PROVIDED DATA:
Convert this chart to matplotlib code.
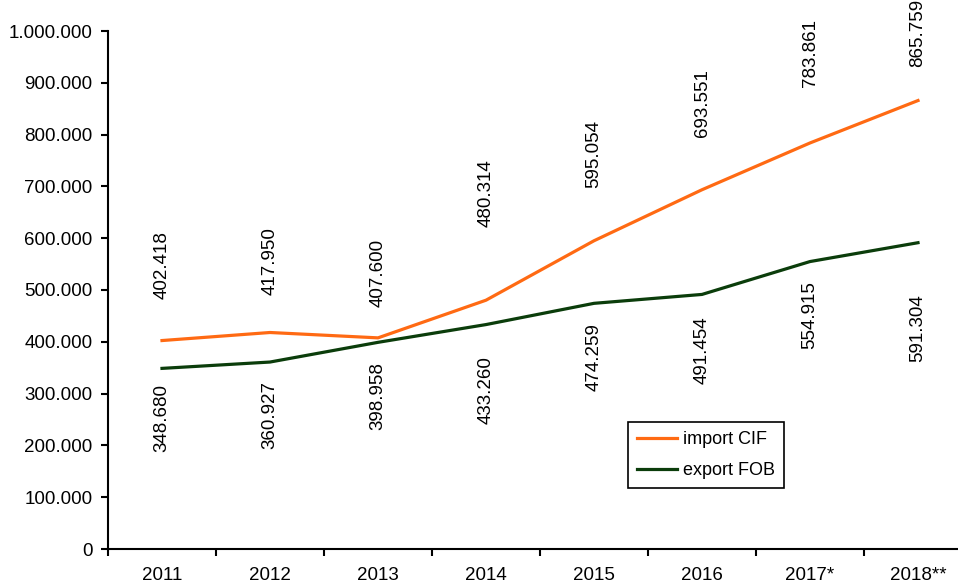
import numpy as np
import matplotlib.pyplot as plt
from matplotlib.ticker import FuncFormatter

plt.rcParams['font.family'] = ['Liberation Sans', 'DejaVu Sans']

# dane
years = ["2011", "2012", "2013", "2014", "2015", "2016", "2017*", "2018**"]
importCIF = [402418, 417950, 407600, 480314, 595054, 693551, 783861, 865759]
exportFOB = [348680, 360927, 398958, 433260, 474259, 491454, 554915, 591304]

# przesuniecia etykiet od punktu (pkt)
impOff = [30, 27, 22, 53, 38, 38, 40, 24]
expOff = [11, 14, 14, 23, 14, 16, 14, 37]

def fmt(v, pos=None):
    return f"{int(v):,}".replace(",", ".")

fig = plt.figure(figsize=(9.58, 5.86), dpi=100)
ax = fig.add_axes([108/958, 37/586, 864/958, 518/586])

x = np.arange(len(years))
ax.plot(x, importCIF, color="#FF6A13", lw=2.3, label="import CIF")
ax.plot(x, exportFOB, color="#0B3D0B", lw=2.3, label="export FOB")

# etykiety danych
for i in range(len(years)):
    ax.annotate(fmt(importCIF[i]), (x[i], importCIF[i]), xytext=(0, impOff[i]),
                textcoords="offset points", rotation=90, ha="center", va="bottom", fontsize=13.5)
    ax.annotate(fmt(exportFOB[i]), (x[i], exportFOB[i]), xytext=(0, -expOff[i]),
                textcoords="offset points", rotation=90, ha="center", va="top", fontsize=13.5)

ax.set_xlim(-0.5, len(years) - 0.5)
ax.set_ylim(0, 1000000)
ax.set_yticks(np.arange(0, 1000001, 100000))
ax.yaxis.set_major_formatter(FuncFormatter(fmt))
ax.set_xticks(x)
ax.set_xticklabels(years)
ax.set_xticks(np.arange(-0.5, len(years), 1), minor=True)
ax.tick_params(axis="x", which="major", length=0, pad=13, labelsize=13.5)
ax.tick_params(axis="x", which="minor", length=5, width=1.5)
ax.tick_params(axis="y", length=5, width=1.5, pad=6, labelsize=13.5)

for s in ["top", "right"]:
    ax.spines[s].set_visible(False)
ax.spines["left"].set_linewidth(1.5)
ax.spines["bottom"].set_linewidth(1.5)

leg = ax.legend(loc="lower left", bbox_to_anchor=(0.602, 0.118), borderaxespad=0,
                fontsize=13, fancybox=False, edgecolor="black", framealpha=1,
                handlelength=2.2, handletextpad=0.35, borderpad=0.5, labelspacing=0.75)
leg.get_frame().set_linewidth(1.2)

fig.savefig("out.png", dpi=100)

DO THIS: Transcribe the material exactly, leaving every picture out.

WRITTEN RESPONSE:
Convert this chart to matplotlib code.
import numpy as np
import matplotlib.pyplot as plt
from matplotlib.ticker import FuncFormatter

plt.rcParams['font.family'] = ['Liberation Sans', 'DejaVu Sans']

# dane
years = ["2011", "2012", "2013", "2014", "2015", "2016", "2017*", "2018**"]
importCIF = [402418, 417950, 407600, 480314, 595054, 693551, 783861, 865759]
exportFOB = [348680, 360927, 398958, 433260, 474259, 491454, 554915, 591304]

# przesuniecia etykiet od punktu (pkt)
impOff = [30, 27, 22, 53, 38, 38, 40, 24]
expOff = [11, 14, 14, 23, 14, 16, 14, 37]

def fmt(v, pos=None):
    return f"{int(v):,}".replace(",", ".")

fig = plt.figure(figsize=(9.58, 5.86), dpi=100)
ax = fig.add_axes([108/958, 37/586, 864/958, 518/586])

x = np.arange(len(years))
ax.plot(x, importCIF, color="#FF6A13", lw=2.3, label="import CIF")
ax.plot(x, exportFOB, color="#0B3D0B", lw=2.3, label="export FOB")

# etykiety danych
for i in range(len(years)):
    ax.annotate(fmt(importCIF[i]), (x[i], importCIF[i]), xytext=(0, impOff[i]),
                textcoords="offset points", rotation=90, ha="center", va="bottom", fontsize=13.5)
    ax.annotate(fmt(exportFOB[i]), (x[i], exportFOB[i]), xytext=(0, -expOff[i]),
                textcoords="offset points", rotation=90, ha="center", va="top", fontsize=13.5)

ax.set_xlim(-0.5, len(years) - 0.5)
ax.set_ylim(0, 1000000)
ax.set_yticks(np.arange(0, 1000001, 100000))
ax.yaxis.set_major_formatter(FuncFormatter(fmt))
ax.set_xticks(x)
ax.set_xticklabels(years)
ax.set_xticks(np.arange(-0.5, len(years), 1), minor=True)
ax.tick_params(axis="x", which="major", length=0, pad=13, labelsize=13.5)
ax.tick_params(axis="x", which="minor", length=5, width=1.5)
ax.tick_params(axis="y", length=5, width=1.5, pad=6, labelsize=13.5)

for s in ["top", "right"]:
    ax.spines[s].set_visible(False)
ax.spines["left"].set_linewidth(1.5)
ax.spines["bottom"].set_linewidth(1.5)

leg = ax.legend(loc="lower left", bbox_to_anchor=(0.602, 0.118), borderaxespad=0,
                fontsize=13, fancybox=False, edgecolor="black", framealpha=1,
                handlelength=2.2, handletextpad=0.35, borderpad=0.5, labelspacing=0.75)
leg.get_frame().set_linewidth(1.2)

fig.savefig("out.png", dpi=100)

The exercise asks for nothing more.